Since then, it’s become much harder to exist as myself and love my body. When I scroll back to old pictures of myself when my body was visibly leaner, more athletic and thinner, I find my quarantined self so much more attractive than the ‘me’ I see in the mirror, all because the size of my body has changed.


These thoughts are not new. In fact, every time the size of my body changes, I often feel them creep into my consciousness, coming out of their hiding place at the back of my mind. They tell me that I’m too big, that my bum is too flat, that my hair is too thin, that I take too much space. They tell me that I’m unattractive, unworthy, unlovable.


This is simply a testament to how fucked up I am and have been thanks to white society’s standards of lightskin, slim thick, curly-haired, racially ambiguous, hourglass, thigh-gapped, instabaddy beauties. As a young, dark-skinned Black woman, with thin kinky hair, living in a body that has been shamed, that hasn’t felt desirable, valid or visible, it’s hard living in this world. It’s hard loving and embracing my body in this world.

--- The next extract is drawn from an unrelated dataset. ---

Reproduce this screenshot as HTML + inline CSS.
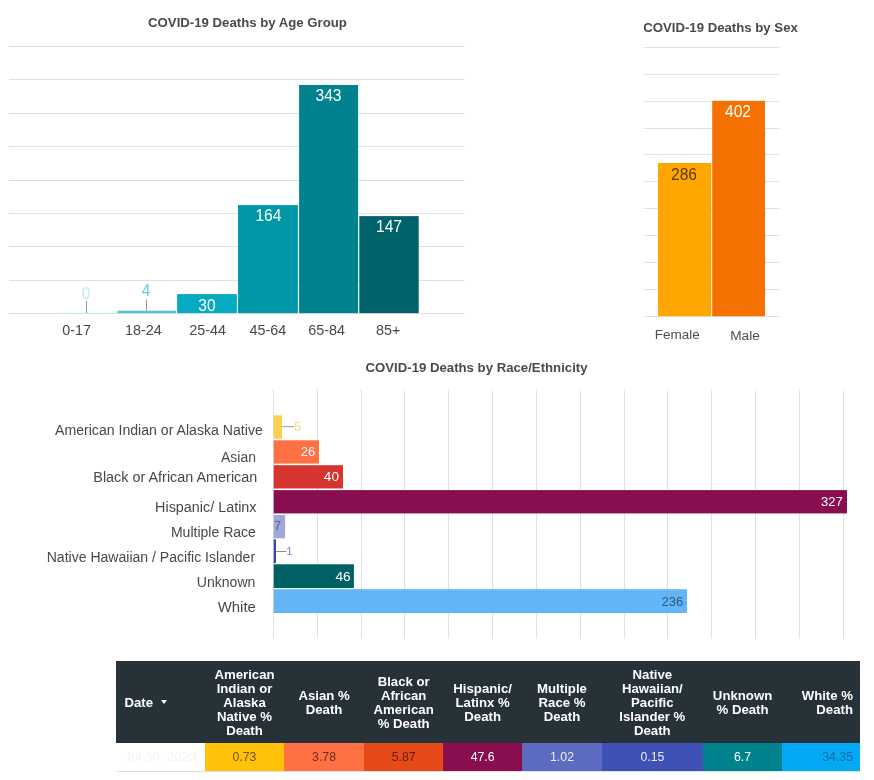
<!DOCTYPE html>
<html><head><meta charset="utf-8"><title>COVID-19 Deaths</title>
<style>
html,body{margin:0;padding:0;background:#fff;}
body{width:874px;height:780px;position:relative;overflow:hidden;font-family:"Liberation Sans",sans-serif;}
svg{position:absolute;left:0;top:0;}
svg text{font-family:"Liberation Sans",sans-serif;}
.t{font-weight:bold;font-size:13.2px;fill:#4a4a4a;}
.ax{font-size:14.4px;fill:#484848;}
.rl{font-size:14px;fill:#484848;}
.v{font-size:15.6px;}
.rv{font-size:12.3px;}
#tbl{position:absolute;left:116px;top:661px;width:744px;height:110px;}
#tbl .h{position:absolute;top:0;height:82px;background:#263238;color:#fff;font-weight:bold;font-size:13.2px;line-height:14px;display:flex;align-items:center;justify-content:center;text-align:center;}
#tbl .h span{position:relative;top:0.7px;}
#tbl .c{position:absolute;top:82px;height:28px;font-size:12.3px;line-height:28px;text-align:center;}
</style></head><body>
<svg width="874" height="780" viewBox="0 0 874 780">

<g><rect x="9" y="313" width="455.5" height="1" fill="#e0e0e0"/><rect x="9" y="280" width="455.5" height="1" fill="#e0e0e0"/><rect x="9" y="246" width="455.5" height="1" fill="#e0e0e0"/><rect x="9" y="213" width="455.5" height="1" fill="#e0e0e0"/><rect x="9" y="180" width="455.5" height="1" fill="#e0e0e0"/><rect x="9" y="146" width="455.5" height="1" fill="#e0e0e0"/><rect x="9" y="113" width="455.5" height="1" fill="#e0e0e0"/><rect x="9" y="79" width="455.5" height="1" fill="#e0e0e0"/><rect x="9" y="46" width="455.5" height="1" fill="#e0e0e0"/></g>
<text class="t" x="247.5" y="27.2" text-anchor="middle">COVID-19 Deaths by Age Group</text>
<rect x="56.8" y="312.8" width="59.2" height="1" fill="#b2ebf2"/>
<rect x="117.4" y="310.7" width="58.60" height="2.40" fill="#4fc3d4"/>
<rect x="177.1" y="294.1" width="59.80" height="19.00" fill="#05abc0"/>
<rect x="238" y="205.1" width="59.90" height="108.00" fill="#0097a7"/>
<rect x="299.1" y="85" width="59.00" height="228.10" fill="#00838f"/>
<rect x="359.3" y="216.1" width="59.40" height="97.00" fill="#00626b"/>
<rect x="86" y="301" width="1" height="12" fill="#999"/>
<rect x="146" y="299.4" width="1" height="11.4" fill="#999"/>
<text class="v" x="86" y="299" text-anchor="middle" fill="#c0e9f0">0</text>
<text class="v" x="146.2" y="296.4" text-anchor="middle" fill="#6ccadb">4</text>
<text class="v" x="207" y="310.6" text-anchor="middle" fill="#fff">30</text>
<text class="v" x="268.4" y="221" text-anchor="middle" fill="#fff">164</text>
<text class="v" x="328.5" y="101.3" text-anchor="middle" fill="#fff">343</text>
<text class="v" x="389" y="232.2" text-anchor="middle" fill="#fff">147</text>
<text class="ax" x="76.6" y="335" text-anchor="middle">0-17</text>
<text class="ax" x="143.4" y="335" text-anchor="middle">18-24</text>
<text class="ax" x="207.7" y="335" text-anchor="middle">25-44</text>
<text class="ax" x="267.9" y="335" text-anchor="middle">45-64</text>
<text class="ax" x="326.6" y="335" text-anchor="middle">65-84</text>
<text class="ax" x="388.3" y="335" text-anchor="middle">85+</text>
<g><rect x="644" y="316" width="135.5" height="1" fill="#e0e0e0"/><rect x="644" y="289" width="135.5" height="1" fill="#e0e0e0"/><rect x="644" y="262" width="135.5" height="1" fill="#e0e0e0"/><rect x="644" y="235" width="135.5" height="1" fill="#e0e0e0"/><rect x="644" y="208" width="135.5" height="1" fill="#e0e0e0"/><rect x="644" y="181" width="135.5" height="1" fill="#e0e0e0"/><rect x="644" y="154" width="135.5" height="1" fill="#e0e0e0"/><rect x="644" y="128" width="135.5" height="1" fill="#e0e0e0"/><rect x="644" y="101" width="135.5" height="1" fill="#e0e0e0"/><rect x="644" y="74" width="135.5" height="1" fill="#e0e0e0"/><rect x="644" y="47" width="135.5" height="1" fill="#e0e0e0"/></g>
<text class="t" x="720.5" y="32" text-anchor="middle">COVID-19 Deaths by Sex</text>
<rect x="658" y="163" width="53.2" height="153.20" fill="#ffa600"/>
<rect x="712.2" y="100.8" width="52.8" height="215.40" fill="#f57200"/>
<text class="v" x="684" y="179.5" text-anchor="middle" fill="#5c3a00">286</text>
<text class="v" x="738" y="117" text-anchor="middle" fill="#fff">402</text>
<text x="677.2" y="338.5" text-anchor="middle" style="font-size:13.5px" fill="#4d4d4d">Female</text>
<text x="745" y="340" text-anchor="middle" style="font-size:13.7px" fill="#4d4d4d">Male</text>
<text class="t" x="476.5" y="371.5" text-anchor="middle">COVID-19 Deaths by Race/Ethnicity</text>
<g><rect x="273" y="389.5" width="1" height="249" fill="#e0e0e0"/><rect x="317" y="389.5" width="1" height="249" fill="#e0e0e0"/><rect x="361" y="389.5" width="1" height="249" fill="#e0e0e0"/><rect x="404" y="389.5" width="1" height="249" fill="#e0e0e0"/><rect x="448" y="389.5" width="1" height="249" fill="#e0e0e0"/><rect x="492" y="389.5" width="1" height="249" fill="#e0e0e0"/><rect x="536" y="389.5" width="1" height="249" fill="#e0e0e0"/><rect x="580" y="389.5" width="1" height="249" fill="#e0e0e0"/><rect x="624" y="389.5" width="1" height="249" fill="#e0e0e0"/><rect x="667" y="389.5" width="1" height="249" fill="#e0e0e0"/><rect x="711" y="389.5" width="1" height="249" fill="#e0e0e0"/><rect x="755" y="389.5" width="1" height="249" fill="#e0e0e0"/><rect x="799" y="389.5" width="1" height="249" fill="#e0e0e0"/><rect x="843" y="389.5" width="1" height="249" fill="#e0e0e0"/></g>
<rect x="273.7" y="415.35" width="8.30" height="23.3" fill="#fbd04a"/>
<text class="rl" x="262.79999999999995" y="434.7" text-anchor="end" textLength="207.8" lengthAdjust="spacingAndGlyphs">American Indian or Alaska Native</text>
<rect x="273.7" y="440.27" width="45.30" height="23.3" fill="#ff7043"/>
<text class="rl" x="255.9" y="461.6" text-anchor="end" textLength="34.8" lengthAdjust="spacingAndGlyphs">Asian</text>
<rect x="273.7" y="465.19" width="69.30" height="23.3" fill="#d7352f"/>
<text class="rl" x="257.29999999999995" y="481.9" text-anchor="end" textLength="164" lengthAdjust="spacingAndGlyphs">Black or African American</text>
<rect x="273.7" y="490.11" width="573.30" height="23.3" fill="#880e4f"/>
<text class="rl" x="256.5" y="512.1" text-anchor="end" textLength="101.4" lengthAdjust="spacingAndGlyphs">Hispanic/ Latinx</text>
<rect x="273.7" y="515.03" width="11.40" height="23.3" fill="#9fa8da"/>
<text class="rl" x="255.9" y="536.6" text-anchor="end" textLength="85" lengthAdjust="spacingAndGlyphs">Multiple Race</text>
<rect x="273.7" y="539.35" width="2.30" height="23.8" fill="#3949ab"/>
<text class="rl" x="255.1" y="562.2" text-anchor="end" textLength="208.4" lengthAdjust="spacingAndGlyphs">Native Hawaiian / Pacific Islander</text>
<rect x="273.7" y="564.27" width="80.20" height="23.8" fill="#006064"/>
<text class="rl" x="255.4" y="586.9" text-anchor="end" textLength="58.6" lengthAdjust="spacingAndGlyphs">Unknown</text>
<rect x="273.7" y="589.19" width="413.30" height="23.8" fill="#64b5f6"/>
<text class="rl" x="255.9" y="611.6" text-anchor="end" textLength="38.2" lengthAdjust="spacingAndGlyphs">White</text>
<rect x="282" y="426.2" width="12" height="1" fill="#999"/>
<text class="rv" x="294.3" y="431" fill="#f8dc84">5</text>
<text class="rv" x="315.2" y="456" text-anchor="end" fill="#fff" textLength="14.4" lengthAdjust="spacingAndGlyphs">26</text>
<text class="rv" x="339" y="481" text-anchor="end" fill="#fff" textLength="15.2" lengthAdjust="spacingAndGlyphs">40</text>
<text class="rv" x="842.8" y="506" text-anchor="end" fill="#fff" textLength="21.8" lengthAdjust="spacingAndGlyphs">327</text>
<text class="rv" x="274.2" y="530" fill="#5a6288">7</text>
<rect x="276.3" y="551" width="10.2" height="1" fill="#8087b5"/>
<text class="rv" x="286.2" y="555.4" fill="#8088c0" style="font-size:11.5px">1</text>
<text class="rv" x="350.6" y="580.5" text-anchor="end" fill="#fff" textLength="15.2" lengthAdjust="spacingAndGlyphs">46</text>
<text class="rv" x="683.3" y="605.5" text-anchor="end" fill="#2c5a80" textLength="21.8" lengthAdjust="spacingAndGlyphs">236</text>
</svg>
<div id="tbl">
<div class="h" style="left:0.0px;width:88.8px;justify-content:flex-start;"><span style="margin-left:8.5px">Date</span><span style="display:inline-block;margin-left:8.4px;width:0;height:0;border-left:3.3px solid transparent;border-right:3.3px solid transparent;border-top:4.2px solid #fff;position:relative;top:0px;"></span></div>
<div class="c" style="left:0.0px;width:88.8px;background:#fff;color:#f3f3f3;font-size:13px;letter-spacing:0.1px">Jul 30, 2020</div>
<div class="h" style="left:88.8px;width:79.4px;"><span>American<br>Indian or<br>Alaska<br>Native %<br>Death</span></div>
<div class="c" style="left:88.8px;width:79.4px;background:#ffc10a;color:#6e5408;">0.73</div>
<div class="h" style="left:168.2px;width:79.8px;"><span>Asian %<br>Death</span></div>
<div class="c" style="left:168.2px;width:79.8px;background:#ff7043;color:#6e2e1c;">3.78</div>
<div class="h" style="left:248.0px;width:79.3px;"><span>Black or<br>African<br>American<br>% Death</span></div>
<div class="c" style="left:248.0px;width:79.3px;background:#e64a19;color:#621f0c;">5.87</div>
<div class="h" style="left:327.3px;width:78.7px;"><span>Hispanic/<br>Latinx %<br>Death</span></div>
<div class="c" style="left:327.3px;width:78.7px;background:#880e4f;color:#fff;">47.6</div>
<div class="h" style="left:406.0px;width:80.0px;"><span>Multiple<br>Race %<br>Death</span></div>
<div class="c" style="left:406.0px;width:80.0px;background:#5c6bc0;color:#eef0fa;">1.02</div>
<div class="h" style="left:486.0px;width:100.7px;"><span>Native<br>Hawaiian/<br>Pacific<br>Islander %<br>Death</span></div>
<div class="c" style="left:486.0px;width:100.7px;background:#3f51b5;color:#e8eaf6;">0.15</div>
<div class="h" style="left:586.7px;width:79.7px;"><span>Unknown<br>% Death</span></div>
<div class="c" style="left:586.7px;width:79.7px;background:#00838f;color:#fff;">6.7</div>
<div class="h" style="left:666.4px;width:77.6px;justify-content:flex-end;text-align:right;"><span style="margin-right:7px">White %<br>Death</span></div>
<div class="c" style="left:666.4px;width:70.6px;padding-right:7px;text-align:right;background:#03a9f4;color:#156ca6;">34.35</div>
<div style="position:absolute;left:0;top:110px;width:744px;height:1px;background:#e0e0e0"></div>
</div>
</body></html>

It’s hard because despite all my efforts, and the huge awareness and care for myself I’ve cultivated for years, I still fall prey to these standards that make me feel like l’Il never be enough. Like I’ll never be pretty enough, even “for a black girl“ because I don’t feel like I fit society’s vision of what an attractive woman is. I know for a fact that white society’s current standards have never validated me, and yet the standards of alleged “acceptable“ “attractive“ black femininity don’t welcome me either because I don’t have a huge afro, 3-C curls, light skin or a big bum.


That’s why, despite everything I’ve learned, there’s still a part of me which wants to be thin, to finally feel conventionally attractive, accepted, worthy. And I really wish I didn’t. I really wish I were above societal pressure, and beyond disordered eating, and long past body dysmorphia and fatphobia. I really wish I was. And to some extent I am. Or rather I fight every day to be body neutral, to see myself as an existence rather than a vessel that needs to be validated, consumed or judged in order to have value. But sometimes, I relapse. Sometimes, I fall back, and it hurts.


So, what do I do? Should I attempt to shrink myself to look “better“ ? A voice in my head, growing stronger on the days when my dysmorphia is at an all time high, says that I should be able to do what I want with my body, even if that means going through painful diets again, if that makes me feel more comfortable under other people's and my own scrutinizing gaze.


Even if I know better than to believe in the narrative that “thin is health, and beauty, and acceptable and respectable, and attractive“, a part of me wants to believe that voice. Because back when I existed in that space, I found that society’s fatphobic standards of what is acceptable, valuable, and beautiful were finally within reach for me.